I built up my own poetic form, the lost love, remembered. The structure I built was:
-Linked to travelling, hitchhiking, cars, that intersection where a young person is no longer at home in their parents’ house, but isn’t settled yet into their own.
-The love is passionate. It has the physicality most often found in youth.
-The reason for the breakup may be obvious, but it isn’t explicitly stated. Obvious to us, perhaps, but not always to the couple involved.
-It needs to be framed by time, remembered, thought about, never regretted, never forgotten.
I mulled these ideas over for several weeks and built up a story. A few years ago, for no particular reason, I got interested in the Willamette Valley in Oregon. I hitchhiked the California coast many times when I was young, so I could feel myself standing in the boondocks, in the rain. Who would pick me up? Why? My brother keeps bees, so I imagined a working beekeeper on her way home, her truck filled with hives. I had a beginning.
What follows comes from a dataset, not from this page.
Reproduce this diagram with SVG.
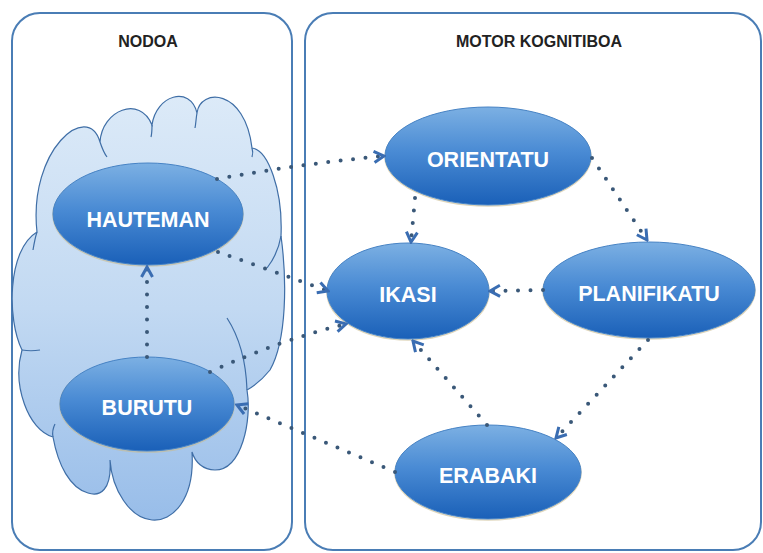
<svg xmlns="http://www.w3.org/2000/svg" width="763" height="553" viewBox="0 0 763 553">
  <defs>
    <linearGradient id="nodeFill" x1="0" y1="0" x2="0" y2="1">
      <stop offset="0" stop-color="#7cb0e3"/>
      <stop offset="0.45" stop-color="#4a8bd4"/>
      <stop offset="1" stop-color="#1a60b8"/>
    </linearGradient>
    <linearGradient id="cloudFill" x1="0" y1="0" x2="0" y2="1">
      <stop offset="0" stop-color="#dceaf8"/>
      <stop offset="0.5" stop-color="#c2d9f2"/>
      <stop offset="1" stop-color="#98bde9"/>
    </linearGradient>
    <marker id="arrow" viewBox="0 0 14 14" refX="12" refY="7" markerWidth="14" markerHeight="14" markerUnits="userSpaceOnUse" orient="auto">
      <path d="M2,1.5 L12,7 L2,12.5" fill="none" stroke="#3a6db2" stroke-width="3" stroke-linejoin="miter"/>
    </marker>
    <style>
      .panel { fill: #ffffff; stroke: #4a7db5; stroke-width: 2; }
      .title { font-family: "Liberation Sans", Arial, sans-serif; font-weight: bold; font-size: 16px; fill: #222222; text-anchor: middle; }
      .node ellipse.body { fill: url(#nodeFill); stroke: #4683c6; stroke-width: 1; }
      .node ellipse.shade { fill: none; stroke: #c9bb8e; stroke-width: 1.5; opacity: 0.6; }
      .node text { font-family: "Liberation Sans", Arial, sans-serif; font-weight: bold; font-size: 21.5px; fill: #ffffff; text-anchor: middle; }
      .cloud { fill: url(#cloudFill); stroke: #3f6ea6; stroke-width: 1.2; }
      .cusp { fill: none; stroke: #3f6ea6; stroke-width: 1.2; }
      .link { fill: none; stroke: #3a5878; stroke-width: 4; stroke-linecap: round; stroke-dasharray: 0 12.5; marker-end: url(#arrow); }
    </style>
  </defs>

  <!-- container panels -->
  <g id="panel-nodoa">
    <rect class="panel" x="12" y="13" width="280" height="537" rx="28" ry="28"/>
    <text class="title" x="148" y="47">NODOA</text>
  </g>
  <g id="panel-motor">
    <rect class="panel" x="305" y="13" width="456" height="537" rx="28" ry="28"/>
    <text class="title" x="539" y="47">MOTOR KOGNITIBOA</text>
  </g>

  <!-- cloud behind the body nodes -->
  <g id="cloud">
    <path class="cloud" d="M37,232
      C28,150 88,100 100,142
      C102,110 140,95 152,125
      C156,95 190,85 197,113
      C200,88 245,88 252,148
      C268,150 283,190 281,236
      C287,280 287,340 270,370
      C262,380 254,386 247,390
      C252,420 242,470 215,470
      C203,470 195,462 192,452
      C195,500 172,522 152,520
      C130,518 112,490 110,460
      C112,490 100,497 88,493
      C70,488 58,465 53,437
      C28,430 12,385 22,350
      C7,320 7,250 37,232 Z"/>
    <path class="cusp" d="M100,142 C102,148 104,153 107,157"/>
    <path class="cusp" d="M152,125 C152,129 152,133 151,137"/>
    <path class="cusp" d="M197,113 C196,118 196,123 195,128"/>
    <path class="cusp" d="M252,148 C253,151 253,154 252,157"/>
    <path class="cusp" d="M281,236 C279,248 274,259 267,268"/>
    <path class="cusp" d="M37,232 C35,238 34,244 33,250"/>
    <path class="cusp" d="M22,350 C28,351 34,351 40,350"/>
    <path class="cusp" d="M227,318 C238,335 246,360 247,390"/>
    <path class="cusp" d="M53,437 C52,432 53,428 55,424"/>
  </g>

  <!-- nodes -->
  <g id="node-hauteman" class="node">
    <ellipse class="shade" cx="148" cy="215" rx="95" ry="51"/>
    <ellipse class="body" cx="148" cy="214" rx="95" ry="51"/>
    <text x="148" y="227">HAUTEMAN</text>
  </g>
  <g id="node-burutu" class="node">
    <ellipse class="shade" cx="147" cy="405" rx="87" ry="47"/>
    <ellipse class="body" cx="147" cy="404" rx="87" ry="47"/>
    <text x="147" y="415">BURUTU</text>
  </g>
  <g id="node-orientatu" class="node">
    <ellipse class="shade" cx="488" cy="157" rx="103" ry="49"/>
    <ellipse class="body" cx="488" cy="156" rx="103" ry="49"/>
    <text x="488" y="167">ORIENTATU</text>
  </g>
  <g id="node-ikasi" class="node">
    <ellipse class="shade" cx="408" cy="292" rx="81" ry="48"/>
    <ellipse class="body" cx="408" cy="291" rx="81" ry="48"/>
    <text x="408" y="302">IKASI</text>
  </g>
  <g id="node-planifikatu" class="node">
    <ellipse class="shade" cx="649" cy="291" rx="106" ry="48"/>
    <ellipse class="body" cx="649" cy="290" rx="106" ry="48"/>
    <text x="649" y="301">PLANIFIKATU</text>
  </g>
  <g id="node-erabaki" class="node">
    <ellipse class="shade" cx="488" cy="473" rx="93" ry="47"/>
    <ellipse class="body" cx="488" cy="472" rx="93" ry="47"/>
    <text x="488" y="483">ERABAKI</text>
  </g>

  <!-- dotted connectors -->
  <g id="connectors">
    <path class="link" d="M217,179 Q300,164 384,156"/>
    <path class="link" d="M218,252 Q270,270 328,291"/>
    <path class="link" d="M210,372 Q280,340 346,324"/>
    <path class="link" d="M147,357 L147,267"/>
    <path class="link" d="M395,472 L237,405"/>
    <path class="link" d="M415,198 L411,242"/>
    <path class="link" d="M592,158 L647,240"/>
    <path class="link" d="M543,290 L490,291"/>
    <path class="link" d="M648,340 L556,438"/>
    <path class="link" d="M487,425 L413,341"/>
  </g>
</svg>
Honey got me on another track. I’ve always been drawn to the biblical phrase, “Land of milk and honey,” so I followed that thread. As I researched it, I discovered that I’d remembered it incorrectly. It’s referenced many times in the Torah, but the phrase is always about a land flowing with milk and honey. I checked the translations, and the concept of flowing was in the original Hebrew; it was intentional. I pay attention to words, so this threw me for a bit. I kept the concept of flowing as a theme for the poem, and, of course, it ended up as a suitably subtle title.
In Kristofferson’s song they break apart with the phrase “Then somewhere near Salinas, Lord, I let her slip away/She was lookin’ for the love I hope she’ll find” (Janis Joplin changed the words a bit.) Beeswing had a similar parting. The love was always transient for Bob Seger in Night Moves. Sal Paradise had some understanding of why he left. I wanted to dive a bit deeper into this, why they broke up, but still leave it open for the reader to insert themselves into the situation.
My first thought was of literature – he goes to the library and brings home books. This reveals a difference in background and outlook. But this didn’t do right by the woman. She may live in the country, but I wanted her full, not limited in education or outlook. This was also the moment that happens in almost every poem–when I remind myself I’m not writing a short story. I decided on photography as a way of illustrating differences in outlook and point of view. A camera could fit in a backpack, stay hidden, and later be revealed. I liked the possibilities it gave me for the final stanza.
So I had my story, themes, and a general idea of structure. Four stanzas, one of meeting, one of loving, one of breakup, one of remembering. I decided that a third-person POV gave the proper separation, me to the poem, the reader to the poem and author.
One morning I was ready, sat down, and wrote it. There was editing – there is always editing – but the poem largely came out in one sitting. Their conversation about ruthless people and lying was a surprise to me. It was completely unplanned; it came in the moment. I just heard the words “Ruthless people are lying” flow out of her mouth. Even to me, it’s a bit oblique, but I respect those moments and left it as written.
The second stanza needed physical sensuality. I remembered a line from the song Talk It Up, by the wonderful musician/songwriter, Sammy Rae: “I got sugar on my skin.” I didn’t want to steal it (OK, I kind of did), but it inspired “she took the salt from his skin.” Homage is a recurring theme in this poem (thank you Sammy!) The indents were also added in editing, they help with the flow.